───── Rows

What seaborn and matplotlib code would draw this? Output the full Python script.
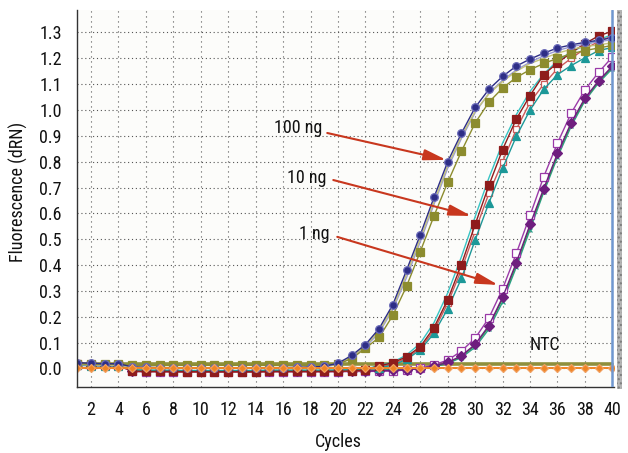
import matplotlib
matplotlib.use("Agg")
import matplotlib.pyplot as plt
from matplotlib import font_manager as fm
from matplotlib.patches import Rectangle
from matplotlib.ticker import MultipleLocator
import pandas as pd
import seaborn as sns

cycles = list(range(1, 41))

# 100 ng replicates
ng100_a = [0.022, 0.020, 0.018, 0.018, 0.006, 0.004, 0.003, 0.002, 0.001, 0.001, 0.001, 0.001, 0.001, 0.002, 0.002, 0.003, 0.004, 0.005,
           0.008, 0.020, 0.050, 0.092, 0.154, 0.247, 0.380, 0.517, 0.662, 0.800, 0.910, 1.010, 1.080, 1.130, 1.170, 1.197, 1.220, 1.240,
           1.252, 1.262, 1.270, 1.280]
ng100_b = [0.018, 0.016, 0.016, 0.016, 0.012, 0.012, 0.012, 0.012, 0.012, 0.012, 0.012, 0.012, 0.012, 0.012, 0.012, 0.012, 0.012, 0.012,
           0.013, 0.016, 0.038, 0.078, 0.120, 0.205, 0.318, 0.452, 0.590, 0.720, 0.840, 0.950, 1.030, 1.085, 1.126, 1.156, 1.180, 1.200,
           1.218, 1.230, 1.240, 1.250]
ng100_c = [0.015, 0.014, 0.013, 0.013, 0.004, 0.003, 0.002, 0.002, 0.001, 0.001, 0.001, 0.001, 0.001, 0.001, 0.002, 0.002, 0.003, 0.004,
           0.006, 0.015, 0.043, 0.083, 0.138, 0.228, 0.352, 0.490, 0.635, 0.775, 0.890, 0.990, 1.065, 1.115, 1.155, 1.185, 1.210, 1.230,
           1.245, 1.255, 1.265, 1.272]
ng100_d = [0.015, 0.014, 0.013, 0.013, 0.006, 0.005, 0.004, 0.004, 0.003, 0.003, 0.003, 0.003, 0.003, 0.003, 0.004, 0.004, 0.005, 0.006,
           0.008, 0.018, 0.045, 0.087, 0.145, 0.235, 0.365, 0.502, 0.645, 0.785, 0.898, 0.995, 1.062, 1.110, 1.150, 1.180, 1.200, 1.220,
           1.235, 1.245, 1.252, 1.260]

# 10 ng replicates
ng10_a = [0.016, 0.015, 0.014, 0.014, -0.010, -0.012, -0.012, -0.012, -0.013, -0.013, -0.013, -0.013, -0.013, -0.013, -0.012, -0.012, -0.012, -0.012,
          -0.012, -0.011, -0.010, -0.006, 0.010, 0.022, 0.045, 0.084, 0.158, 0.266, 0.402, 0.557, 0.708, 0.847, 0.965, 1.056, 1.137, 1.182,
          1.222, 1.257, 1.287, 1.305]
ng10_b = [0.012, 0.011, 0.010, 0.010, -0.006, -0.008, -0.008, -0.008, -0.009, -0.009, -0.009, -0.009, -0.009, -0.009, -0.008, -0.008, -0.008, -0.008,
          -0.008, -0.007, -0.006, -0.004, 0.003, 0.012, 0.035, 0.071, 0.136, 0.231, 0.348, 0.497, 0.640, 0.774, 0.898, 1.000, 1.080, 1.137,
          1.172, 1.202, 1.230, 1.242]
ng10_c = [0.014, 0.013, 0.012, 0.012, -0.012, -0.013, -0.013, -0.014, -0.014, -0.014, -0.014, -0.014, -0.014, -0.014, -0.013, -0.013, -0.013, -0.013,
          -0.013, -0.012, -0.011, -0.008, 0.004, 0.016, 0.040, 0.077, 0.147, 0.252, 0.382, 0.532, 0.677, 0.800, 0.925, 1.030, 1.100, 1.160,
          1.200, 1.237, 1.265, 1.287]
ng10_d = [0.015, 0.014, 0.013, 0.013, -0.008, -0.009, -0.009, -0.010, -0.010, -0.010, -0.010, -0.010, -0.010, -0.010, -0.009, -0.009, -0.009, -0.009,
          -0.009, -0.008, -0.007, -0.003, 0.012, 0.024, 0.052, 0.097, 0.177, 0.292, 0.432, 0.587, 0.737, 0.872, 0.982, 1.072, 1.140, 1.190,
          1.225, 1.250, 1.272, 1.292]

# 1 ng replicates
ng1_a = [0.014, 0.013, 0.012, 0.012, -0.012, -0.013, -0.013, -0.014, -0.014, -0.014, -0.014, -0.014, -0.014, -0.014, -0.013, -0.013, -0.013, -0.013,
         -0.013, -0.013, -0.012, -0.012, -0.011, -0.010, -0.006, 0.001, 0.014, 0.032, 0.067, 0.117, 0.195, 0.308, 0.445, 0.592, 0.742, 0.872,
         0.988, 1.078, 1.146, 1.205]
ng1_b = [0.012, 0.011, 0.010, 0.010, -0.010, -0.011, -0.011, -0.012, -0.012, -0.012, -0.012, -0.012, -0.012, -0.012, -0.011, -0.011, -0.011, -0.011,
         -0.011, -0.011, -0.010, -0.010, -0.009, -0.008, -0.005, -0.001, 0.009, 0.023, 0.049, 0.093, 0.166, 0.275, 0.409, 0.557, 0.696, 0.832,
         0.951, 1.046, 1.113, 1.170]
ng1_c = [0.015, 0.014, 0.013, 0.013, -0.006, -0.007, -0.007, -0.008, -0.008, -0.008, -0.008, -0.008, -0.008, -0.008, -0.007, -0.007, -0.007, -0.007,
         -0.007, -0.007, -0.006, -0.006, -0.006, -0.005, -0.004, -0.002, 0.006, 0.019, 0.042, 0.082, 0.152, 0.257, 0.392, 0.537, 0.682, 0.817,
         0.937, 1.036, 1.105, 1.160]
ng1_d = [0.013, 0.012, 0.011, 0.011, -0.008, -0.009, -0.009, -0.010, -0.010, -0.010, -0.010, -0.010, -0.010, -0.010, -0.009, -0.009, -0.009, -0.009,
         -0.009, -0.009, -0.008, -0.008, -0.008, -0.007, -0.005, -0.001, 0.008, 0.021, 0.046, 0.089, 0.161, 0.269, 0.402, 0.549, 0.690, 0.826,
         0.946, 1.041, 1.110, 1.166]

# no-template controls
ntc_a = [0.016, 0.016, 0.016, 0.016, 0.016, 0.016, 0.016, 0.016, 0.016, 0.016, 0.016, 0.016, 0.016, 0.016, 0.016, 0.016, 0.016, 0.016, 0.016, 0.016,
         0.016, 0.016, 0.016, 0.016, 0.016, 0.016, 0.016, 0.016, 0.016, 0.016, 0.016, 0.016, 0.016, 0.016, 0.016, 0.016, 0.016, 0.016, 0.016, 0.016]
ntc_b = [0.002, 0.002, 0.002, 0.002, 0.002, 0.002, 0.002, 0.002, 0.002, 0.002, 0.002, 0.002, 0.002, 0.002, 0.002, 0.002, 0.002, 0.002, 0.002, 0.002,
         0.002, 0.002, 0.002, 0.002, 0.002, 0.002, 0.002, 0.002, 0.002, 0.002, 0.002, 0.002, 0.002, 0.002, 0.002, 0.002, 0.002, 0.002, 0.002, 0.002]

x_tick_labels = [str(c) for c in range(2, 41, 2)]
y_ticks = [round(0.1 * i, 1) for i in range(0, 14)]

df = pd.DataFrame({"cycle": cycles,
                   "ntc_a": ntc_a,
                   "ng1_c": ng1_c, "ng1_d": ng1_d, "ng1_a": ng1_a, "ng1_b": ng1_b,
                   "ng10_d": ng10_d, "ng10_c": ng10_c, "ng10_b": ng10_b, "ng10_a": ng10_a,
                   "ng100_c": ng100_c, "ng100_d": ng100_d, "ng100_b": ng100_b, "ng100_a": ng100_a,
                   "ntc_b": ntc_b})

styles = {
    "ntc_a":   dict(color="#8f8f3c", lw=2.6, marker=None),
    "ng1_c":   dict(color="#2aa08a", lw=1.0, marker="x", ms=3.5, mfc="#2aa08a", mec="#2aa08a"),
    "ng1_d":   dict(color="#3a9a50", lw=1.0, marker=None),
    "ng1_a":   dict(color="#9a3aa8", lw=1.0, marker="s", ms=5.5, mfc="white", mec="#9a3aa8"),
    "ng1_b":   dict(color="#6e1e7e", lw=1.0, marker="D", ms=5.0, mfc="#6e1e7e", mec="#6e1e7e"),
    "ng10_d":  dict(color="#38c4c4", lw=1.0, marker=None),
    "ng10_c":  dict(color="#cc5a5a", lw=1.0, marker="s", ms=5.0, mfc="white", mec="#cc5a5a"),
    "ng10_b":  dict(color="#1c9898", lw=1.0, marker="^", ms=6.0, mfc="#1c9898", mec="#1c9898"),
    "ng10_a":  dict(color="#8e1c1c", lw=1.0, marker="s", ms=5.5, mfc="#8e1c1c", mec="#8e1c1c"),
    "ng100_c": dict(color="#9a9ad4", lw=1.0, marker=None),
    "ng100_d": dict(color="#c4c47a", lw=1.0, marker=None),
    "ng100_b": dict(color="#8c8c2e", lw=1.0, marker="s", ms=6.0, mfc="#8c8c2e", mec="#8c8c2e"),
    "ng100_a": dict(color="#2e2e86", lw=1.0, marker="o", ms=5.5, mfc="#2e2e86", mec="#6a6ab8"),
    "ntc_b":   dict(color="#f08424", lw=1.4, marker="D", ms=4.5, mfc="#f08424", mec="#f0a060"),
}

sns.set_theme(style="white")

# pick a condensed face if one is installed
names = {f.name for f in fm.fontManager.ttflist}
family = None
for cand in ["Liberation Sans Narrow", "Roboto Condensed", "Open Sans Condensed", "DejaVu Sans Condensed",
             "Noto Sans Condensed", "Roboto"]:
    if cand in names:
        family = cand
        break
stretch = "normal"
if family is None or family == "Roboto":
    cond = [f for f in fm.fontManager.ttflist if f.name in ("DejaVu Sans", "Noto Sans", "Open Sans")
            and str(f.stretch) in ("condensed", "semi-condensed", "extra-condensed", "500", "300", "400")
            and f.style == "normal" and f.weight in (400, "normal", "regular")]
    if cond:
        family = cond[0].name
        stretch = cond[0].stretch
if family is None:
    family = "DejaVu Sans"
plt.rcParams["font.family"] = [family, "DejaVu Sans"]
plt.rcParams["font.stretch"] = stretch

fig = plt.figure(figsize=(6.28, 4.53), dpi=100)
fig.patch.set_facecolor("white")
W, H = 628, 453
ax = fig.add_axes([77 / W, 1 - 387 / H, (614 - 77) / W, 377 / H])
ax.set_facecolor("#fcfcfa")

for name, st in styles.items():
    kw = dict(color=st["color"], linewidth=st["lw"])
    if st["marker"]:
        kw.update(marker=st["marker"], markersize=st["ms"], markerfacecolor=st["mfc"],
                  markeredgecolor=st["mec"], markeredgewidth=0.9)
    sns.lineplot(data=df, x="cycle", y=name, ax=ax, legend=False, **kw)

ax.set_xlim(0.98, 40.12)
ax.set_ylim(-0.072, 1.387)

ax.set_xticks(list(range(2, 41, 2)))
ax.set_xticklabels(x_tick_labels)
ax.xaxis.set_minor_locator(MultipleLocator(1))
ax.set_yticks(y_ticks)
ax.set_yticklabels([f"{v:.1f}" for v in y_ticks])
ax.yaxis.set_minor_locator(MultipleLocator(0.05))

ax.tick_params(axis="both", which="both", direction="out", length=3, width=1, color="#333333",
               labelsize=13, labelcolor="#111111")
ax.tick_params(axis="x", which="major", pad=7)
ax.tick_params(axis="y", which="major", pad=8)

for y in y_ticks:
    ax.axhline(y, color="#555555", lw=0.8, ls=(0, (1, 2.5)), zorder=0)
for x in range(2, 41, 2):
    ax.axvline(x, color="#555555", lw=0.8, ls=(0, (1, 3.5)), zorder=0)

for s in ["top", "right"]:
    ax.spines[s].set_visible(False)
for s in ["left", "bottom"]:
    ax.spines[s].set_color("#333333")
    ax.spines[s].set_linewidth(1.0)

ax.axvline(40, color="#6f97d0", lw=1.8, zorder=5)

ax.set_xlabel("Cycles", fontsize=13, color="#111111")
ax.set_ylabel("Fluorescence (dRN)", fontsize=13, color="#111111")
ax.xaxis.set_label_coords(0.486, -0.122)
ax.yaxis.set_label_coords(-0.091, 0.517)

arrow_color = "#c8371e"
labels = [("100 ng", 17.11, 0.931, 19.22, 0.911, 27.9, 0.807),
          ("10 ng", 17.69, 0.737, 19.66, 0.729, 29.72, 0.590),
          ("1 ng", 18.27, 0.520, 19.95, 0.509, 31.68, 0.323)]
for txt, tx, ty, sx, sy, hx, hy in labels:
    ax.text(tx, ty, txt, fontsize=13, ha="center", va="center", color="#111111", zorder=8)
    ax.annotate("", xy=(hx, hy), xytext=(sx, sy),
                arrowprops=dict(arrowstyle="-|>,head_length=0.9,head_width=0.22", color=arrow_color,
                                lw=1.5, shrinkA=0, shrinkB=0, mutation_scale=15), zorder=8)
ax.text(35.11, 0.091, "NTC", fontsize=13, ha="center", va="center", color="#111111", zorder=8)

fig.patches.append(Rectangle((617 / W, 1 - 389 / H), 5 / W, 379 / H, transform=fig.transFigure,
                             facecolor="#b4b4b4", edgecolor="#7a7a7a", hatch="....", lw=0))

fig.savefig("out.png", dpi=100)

──────────
───── Rows

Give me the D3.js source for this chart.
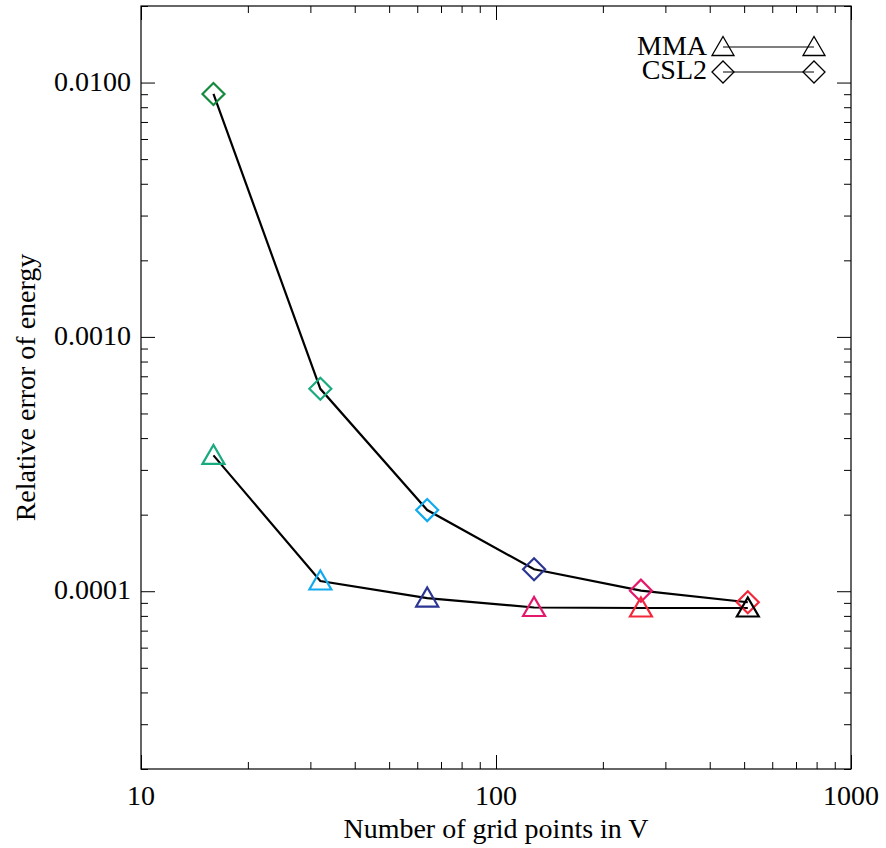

──────────
───── Rows

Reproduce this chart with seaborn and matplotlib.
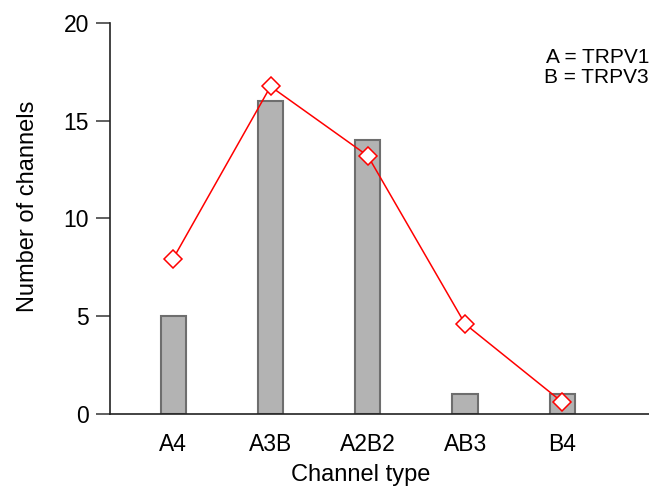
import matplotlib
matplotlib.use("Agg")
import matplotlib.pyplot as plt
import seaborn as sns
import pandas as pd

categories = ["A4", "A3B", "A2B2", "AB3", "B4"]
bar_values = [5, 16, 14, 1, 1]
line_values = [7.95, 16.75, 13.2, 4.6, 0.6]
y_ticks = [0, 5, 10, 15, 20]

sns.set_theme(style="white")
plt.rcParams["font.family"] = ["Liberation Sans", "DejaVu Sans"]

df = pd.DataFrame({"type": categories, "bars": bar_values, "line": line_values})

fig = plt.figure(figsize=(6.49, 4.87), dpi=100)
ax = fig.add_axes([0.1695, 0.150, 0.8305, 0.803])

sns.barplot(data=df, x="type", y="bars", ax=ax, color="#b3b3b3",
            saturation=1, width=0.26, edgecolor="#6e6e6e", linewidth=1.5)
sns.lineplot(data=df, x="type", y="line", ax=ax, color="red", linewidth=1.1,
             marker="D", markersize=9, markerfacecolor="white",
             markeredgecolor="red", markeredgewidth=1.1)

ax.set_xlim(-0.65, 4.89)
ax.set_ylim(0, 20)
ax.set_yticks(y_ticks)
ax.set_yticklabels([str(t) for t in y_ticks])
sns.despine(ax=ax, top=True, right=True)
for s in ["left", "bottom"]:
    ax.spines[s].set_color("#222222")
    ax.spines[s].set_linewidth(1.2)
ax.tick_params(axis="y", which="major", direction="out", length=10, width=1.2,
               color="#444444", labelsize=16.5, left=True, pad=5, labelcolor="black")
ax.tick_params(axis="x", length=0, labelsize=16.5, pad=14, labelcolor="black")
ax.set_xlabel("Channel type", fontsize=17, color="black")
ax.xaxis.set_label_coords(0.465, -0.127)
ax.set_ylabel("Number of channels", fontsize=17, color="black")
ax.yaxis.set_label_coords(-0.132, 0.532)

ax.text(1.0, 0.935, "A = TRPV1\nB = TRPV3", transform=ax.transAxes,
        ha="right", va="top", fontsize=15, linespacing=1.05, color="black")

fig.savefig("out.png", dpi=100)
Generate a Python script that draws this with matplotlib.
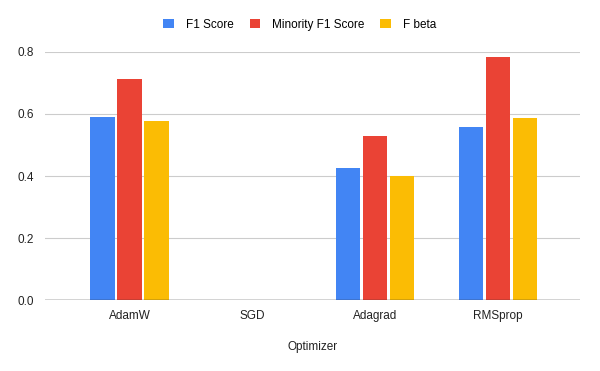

──────────

▸ **Written task**
In the listing above, find the line containing "What seaborn and" and the line containing "1.235, 1.245, 1.252, 1.260]", then write out both of them and every line between, exactly, with no pictures.

▸ **Response below**
What seaborn and matplotlib code would draw this? Output the full Python script.
import matplotlib
matplotlib.use("Agg")
import matplotlib.pyplot as plt
from matplotlib import font_manager as fm
from matplotlib.patches import Rectangle
from matplotlib.ticker import MultipleLocator
import pandas as pd
import seaborn as sns

cycles = list(range(1, 41))

# 100 ng replicates
ng100_a = [0.022, 0.020, 0.018, 0.018, 0.006, 0.004, 0.003, 0.002, 0.001, 0.001, 0.001, 0.001, 0.001, 0.002, 0.002, 0.003, 0.004, 0.005,
           0.008, 0.020, 0.050, 0.092, 0.154, 0.247, 0.380, 0.517, 0.662, 0.800, 0.910, 1.010, 1.080, 1.130, 1.170, 1.197, 1.220, 1.240,
           1.252, 1.262, 1.270, 1.280]
ng100_b = [0.018, 0.016, 0.016, 0.016, 0.012, 0.012, 0.012, 0.012, 0.012, 0.012, 0.012, 0.012, 0.012, 0.012, 0.012, 0.012, 0.012, 0.012,
           0.013, 0.016, 0.038, 0.078, 0.120, 0.205, 0.318, 0.452, 0.590, 0.720, 0.840, 0.950, 1.030, 1.085, 1.126, 1.156, 1.180, 1.200,
           1.218, 1.230, 1.240, 1.250]
ng100_c = [0.015, 0.014, 0.013, 0.013, 0.004, 0.003, 0.002, 0.002, 0.001, 0.001, 0.001, 0.001, 0.001, 0.001, 0.002, 0.002, 0.003, 0.004,
           0.006, 0.015, 0.043, 0.083, 0.138, 0.228, 0.352, 0.490, 0.635, 0.775, 0.890, 0.990, 1.065, 1.115, 1.155, 1.185, 1.210, 1.230,
           1.245, 1.255, 1.265, 1.272]
ng100_d = [0.015, 0.014, 0.013, 0.013, 0.006, 0.005, 0.004, 0.004, 0.003, 0.003, 0.003, 0.003, 0.003, 0.003, 0.004, 0.004, 0.005, 0.006,
           0.008, 0.018, 0.045, 0.087, 0.145, 0.235, 0.365, 0.502, 0.645, 0.785, 0.898, 0.995, 1.062, 1.110, 1.150, 1.180, 1.200, 1.220,
           1.235, 1.245, 1.252, 1.260]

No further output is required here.